§ What you have to do: Write the data out again, character for character, with no images.
[BEGIN Dataset section]
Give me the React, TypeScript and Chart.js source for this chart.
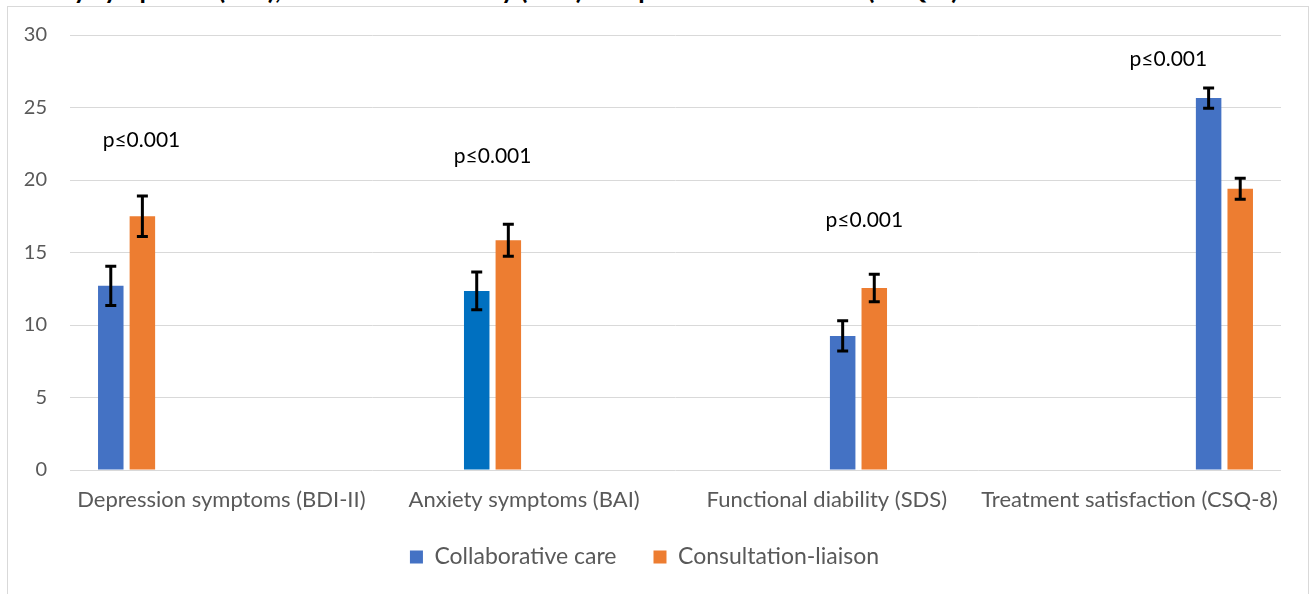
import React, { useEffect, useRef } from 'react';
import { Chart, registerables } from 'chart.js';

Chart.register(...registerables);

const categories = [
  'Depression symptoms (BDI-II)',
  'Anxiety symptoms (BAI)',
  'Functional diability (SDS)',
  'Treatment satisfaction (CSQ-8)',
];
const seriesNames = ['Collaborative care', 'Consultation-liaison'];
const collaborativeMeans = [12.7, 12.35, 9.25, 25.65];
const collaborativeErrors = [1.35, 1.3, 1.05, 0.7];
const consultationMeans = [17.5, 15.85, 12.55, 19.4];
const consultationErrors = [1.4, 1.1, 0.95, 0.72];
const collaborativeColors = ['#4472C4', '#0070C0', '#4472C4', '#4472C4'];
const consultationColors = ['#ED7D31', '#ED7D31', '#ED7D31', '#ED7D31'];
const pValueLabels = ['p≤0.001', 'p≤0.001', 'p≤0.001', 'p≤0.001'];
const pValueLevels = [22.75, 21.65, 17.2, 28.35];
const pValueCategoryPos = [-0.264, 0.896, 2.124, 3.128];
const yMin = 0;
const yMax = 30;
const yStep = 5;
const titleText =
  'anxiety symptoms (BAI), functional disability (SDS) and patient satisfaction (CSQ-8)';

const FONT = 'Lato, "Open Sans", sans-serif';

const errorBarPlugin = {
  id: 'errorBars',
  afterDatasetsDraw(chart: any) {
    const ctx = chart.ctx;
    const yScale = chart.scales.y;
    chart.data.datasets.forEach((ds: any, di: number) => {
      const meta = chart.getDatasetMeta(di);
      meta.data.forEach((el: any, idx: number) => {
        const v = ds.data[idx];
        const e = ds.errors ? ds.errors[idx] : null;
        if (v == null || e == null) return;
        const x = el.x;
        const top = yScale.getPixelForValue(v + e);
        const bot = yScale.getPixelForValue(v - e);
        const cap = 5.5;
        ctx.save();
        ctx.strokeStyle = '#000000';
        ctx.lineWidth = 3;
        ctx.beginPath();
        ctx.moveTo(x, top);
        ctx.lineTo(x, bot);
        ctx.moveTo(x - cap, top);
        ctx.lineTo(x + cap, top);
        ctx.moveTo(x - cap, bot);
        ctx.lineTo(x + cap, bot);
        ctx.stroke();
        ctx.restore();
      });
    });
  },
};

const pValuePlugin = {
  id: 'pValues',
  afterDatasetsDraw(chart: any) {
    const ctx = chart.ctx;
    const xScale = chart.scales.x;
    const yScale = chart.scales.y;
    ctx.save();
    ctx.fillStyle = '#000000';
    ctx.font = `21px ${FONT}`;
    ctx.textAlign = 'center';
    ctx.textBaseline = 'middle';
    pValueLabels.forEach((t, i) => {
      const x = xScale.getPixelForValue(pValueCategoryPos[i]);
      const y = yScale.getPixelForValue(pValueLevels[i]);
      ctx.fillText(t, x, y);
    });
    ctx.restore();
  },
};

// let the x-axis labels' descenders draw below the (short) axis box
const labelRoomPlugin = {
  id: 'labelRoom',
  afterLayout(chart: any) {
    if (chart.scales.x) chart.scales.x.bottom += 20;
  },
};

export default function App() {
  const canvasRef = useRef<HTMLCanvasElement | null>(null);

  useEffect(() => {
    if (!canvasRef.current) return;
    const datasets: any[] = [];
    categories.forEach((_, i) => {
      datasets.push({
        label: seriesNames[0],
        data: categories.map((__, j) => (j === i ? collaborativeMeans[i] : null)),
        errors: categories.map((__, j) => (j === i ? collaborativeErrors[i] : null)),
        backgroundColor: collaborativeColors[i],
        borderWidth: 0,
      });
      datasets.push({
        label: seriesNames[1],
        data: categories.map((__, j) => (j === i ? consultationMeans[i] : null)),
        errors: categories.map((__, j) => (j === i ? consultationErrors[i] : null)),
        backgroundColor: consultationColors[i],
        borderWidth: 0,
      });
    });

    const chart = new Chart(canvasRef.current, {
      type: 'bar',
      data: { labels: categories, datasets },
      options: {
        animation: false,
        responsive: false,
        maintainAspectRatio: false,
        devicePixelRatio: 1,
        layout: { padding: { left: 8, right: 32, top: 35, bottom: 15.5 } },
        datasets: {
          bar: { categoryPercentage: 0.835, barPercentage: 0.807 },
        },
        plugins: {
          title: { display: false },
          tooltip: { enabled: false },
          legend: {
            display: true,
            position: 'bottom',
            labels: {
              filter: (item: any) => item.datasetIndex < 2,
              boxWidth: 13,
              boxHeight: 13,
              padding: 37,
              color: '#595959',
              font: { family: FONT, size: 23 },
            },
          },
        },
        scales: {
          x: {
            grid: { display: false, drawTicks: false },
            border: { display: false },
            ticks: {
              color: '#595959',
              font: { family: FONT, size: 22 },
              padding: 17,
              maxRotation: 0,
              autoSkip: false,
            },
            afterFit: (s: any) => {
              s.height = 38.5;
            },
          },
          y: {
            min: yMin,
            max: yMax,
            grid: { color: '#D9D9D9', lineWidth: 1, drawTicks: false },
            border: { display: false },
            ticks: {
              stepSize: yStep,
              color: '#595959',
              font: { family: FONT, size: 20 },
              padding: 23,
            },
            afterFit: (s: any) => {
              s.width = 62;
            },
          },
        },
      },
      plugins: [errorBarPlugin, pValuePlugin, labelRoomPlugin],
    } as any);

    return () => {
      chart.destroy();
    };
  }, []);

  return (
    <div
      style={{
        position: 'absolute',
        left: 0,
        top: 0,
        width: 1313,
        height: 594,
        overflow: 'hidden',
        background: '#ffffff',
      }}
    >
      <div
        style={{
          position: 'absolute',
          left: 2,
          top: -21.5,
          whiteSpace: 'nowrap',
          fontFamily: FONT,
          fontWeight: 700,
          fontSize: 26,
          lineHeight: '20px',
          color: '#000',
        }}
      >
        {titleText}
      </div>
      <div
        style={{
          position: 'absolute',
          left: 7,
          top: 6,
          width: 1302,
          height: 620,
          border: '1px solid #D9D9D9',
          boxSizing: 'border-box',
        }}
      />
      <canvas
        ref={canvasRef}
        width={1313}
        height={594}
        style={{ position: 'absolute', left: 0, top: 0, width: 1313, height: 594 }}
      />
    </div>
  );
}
[END Dataset section]
§ Output of the task:
Give me the React, TypeScript and Chart.js source for this chart.
import React, { useEffect, useRef } from 'react';
import { Chart, registerables } from 'chart.js';

Chart.register(...registerables);

const categories = [
  'Depression symptoms (BDI-II)',
  'Anxiety symptoms (BAI)',
  'Functional diability (SDS)',
  'Treatment satisfaction (CSQ-8)',
];
const seriesNames = ['Collaborative care', 'Consultation-liaison'];
const collaborativeMeans = [12.7, 12.35, 9.25, 25.65];
const collaborativeErrors = [1.35, 1.3, 1.05, 0.7];
const consultationMeans = [17.5, 15.85, 12.55, 19.4];
const consultationErrors = [1.4, 1.1, 0.95, 0.72];
const collaborativeColors = ['#4472C4', '#0070C0', '#4472C4', '#4472C4'];
const consultationColors = ['#ED7D31', '#ED7D31', '#ED7D31', '#ED7D31'];
const pValueLabels = ['p≤0.001', 'p≤0.001', 'p≤0.001', 'p≤0.001'];
const pValueLevels = [22.75, 21.65, 17.2, 28.35];
const pValueCategoryPos = [-0.264, 0.896, 2.124, 3.128];
const yMin = 0;
const yMax = 30;
const yStep = 5;
const titleText =
  'anxiety symptoms (BAI), functional disability (SDS) and patient satisfaction (CSQ-8)';

const FONT = 'Lato, "Open Sans", sans-serif';

const errorBarPlugin = {
  id: 'errorBars',
  afterDatasetsDraw(chart: any) {
    const ctx = chart.ctx;
    const yScale = chart.scales.y;
    chart.data.datasets.forEach((ds: any, di: number) => {
      const meta = chart.getDatasetMeta(di);
      meta.data.forEach((el: any, idx: number) => {
        const v = ds.data[idx];
        const e = ds.errors ? ds.errors[idx] : null;
        if (v == null || e == null) return;
        const x = el.x;
        const top = yScale.getPixelForValue(v + e);
        const bot = yScale.getPixelForValue(v - e);
        const cap = 5.5;
        ctx.save();
        ctx.strokeStyle = '#000000';
        ctx.lineWidth = 3;
        ctx.beginPath();
        ctx.moveTo(x, top);
        ctx.lineTo(x, bot);
        ctx.moveTo(x - cap, top);
        ctx.lineTo(x + cap, top);
        ctx.moveTo(x - cap, bot);
        ctx.lineTo(x + cap, bot);
        ctx.stroke();
        ctx.restore();
      });
    });
  },
};

const pValuePlugin = {
  id: 'pValues',
  afterDatasetsDraw(chart: any) {
    const ctx = chart.ctx;
    const xScale = chart.scales.x;
    const yScale = chart.scales.y;
    ctx.save();
    ctx.fillStyle = '#000000';
    ctx.font = `21px ${FONT}`;
    ctx.textAlign = 'center';
    ctx.textBaseline = 'middle';
    pValueLabels.forEach((t, i) => {
      const x = xScale.getPixelForValue(pValueCategoryPos[i]);
      const y = yScale.getPixelForValue(pValueLevels[i]);
      ctx.fillText(t, x, y);
    });
    ctx.restore();
  },
};

// let the x-axis labels' descenders draw below the (short) axis box
const labelRoomPlugin = {
  id: 'labelRoom',
  afterLayout(chart: any) {
    if (chart.scales.x) chart.scales.x.bottom += 20;
  },
};

export default function App() {
  const canvasRef = useRef<HTMLCanvasElement | null>(null);

  useEffect(() => {
    if (!canvasRef.current) return;
    const datasets: any[] = [];
    categories.forEach((_, i) => {
      datasets.push({
        label: seriesNames[0],
        data: categories.map((__, j) => (j === i ? collaborativeMeans[i] : null)),
        errors: categories.map((__, j) => (j === i ? collaborativeErrors[i] : null)),
        backgroundColor: collaborativeColors[i],
        borderWidth: 0,
      });
      datasets.push({
        label: seriesNames[1],
        data: categories.map((__, j) => (j === i ? consultationMeans[i] : null)),
        errors: categories.map((__, j) => (j === i ? consultationErrors[i] : null)),
        backgroundColor: consultationColors[i],
        borderWidth: 0,
      });
    });

    const chart = new Chart(canvasRef.current, {
      type: 'bar',
      data: { labels: categories, datasets },
      options: {
        animation: false,
        responsive: false,
        maintainAspectRatio: false,
        devicePixelRatio: 1,
        layout: { padding: { left: 8, right: 32, top: 35, bottom: 15.5 } },
        datasets: {
          bar: { categoryPercentage: 0.835, barPercentage: 0.807 },
        },
        plugins: {
          title: { display: false },
          tooltip: { enabled: false },
          legend: {
            display: true,
            position: 'bottom',
            labels: {
              filter: (item: any) => item.datasetIndex < 2,
              boxWidth: 13,
              boxHeight: 13,
              padding: 37,
              color: '#595959',
              font: { family: FONT, size: 23 },
            },
          },
        },
        scales: {
          x: {
            grid: { display: false, drawTicks: false },
            border: { display: false },
            ticks: {
              color: '#595959',
              font: { family: FONT, size: 22 },
              padding: 17,
              maxRotation: 0,
              autoSkip: false,
            },
            afterFit: (s: any) => {
              s.height = 38.5;
            },
          },
          y: {
            min: yMin,
            max: yMax,
            grid: { color: '#D9D9D9', lineWidth: 1, drawTicks: false },
            border: { display: false },
            ticks: {
              stepSize: yStep,
              color: '#595959',
              font: { family: FONT, size: 20 },
              padding: 23,
            },
            afterFit: (s: any) => {
              s.width = 62;
            },
          },
        },
      },
      plugins: [errorBarPlugin, pValuePlugin, labelRoomPlugin],
    } as any);

    return () => {
      chart.destroy();
    };
  }, []);

  return (
    <div
      style={{
        position: 'absolute',
        left: 0,
        top: 0,
        width: 1313,
        height: 594,
        overflow: 'hidden',
        background: '#ffffff',
      }}
    >
      <div
        style={{
          position: 'absolute',
          left: 2,
          top: -21.5,
          whiteSpace: 'nowrap',
          fontFamily: FONT,
          fontWeight: 700,
          fontSize: 26,
          lineHeight: '20px',
          color: '#000',
        }}
      >
        {titleText}
      </div>
      <div
        style={{
          position: 'absolute',
          left: 7,
          top: 6,
          width: 1302,
          height: 620,
          border: '1px solid #D9D9D9',
          boxSizing: 'border-box',
        }}
      />
      <canvas
        ref={canvasRef}
        width={1313}
        height={594}
        style={{ position: 'absolute', left: 0, top: 0, width: 1313, height: 594 }}
      />
    </div>
  );
}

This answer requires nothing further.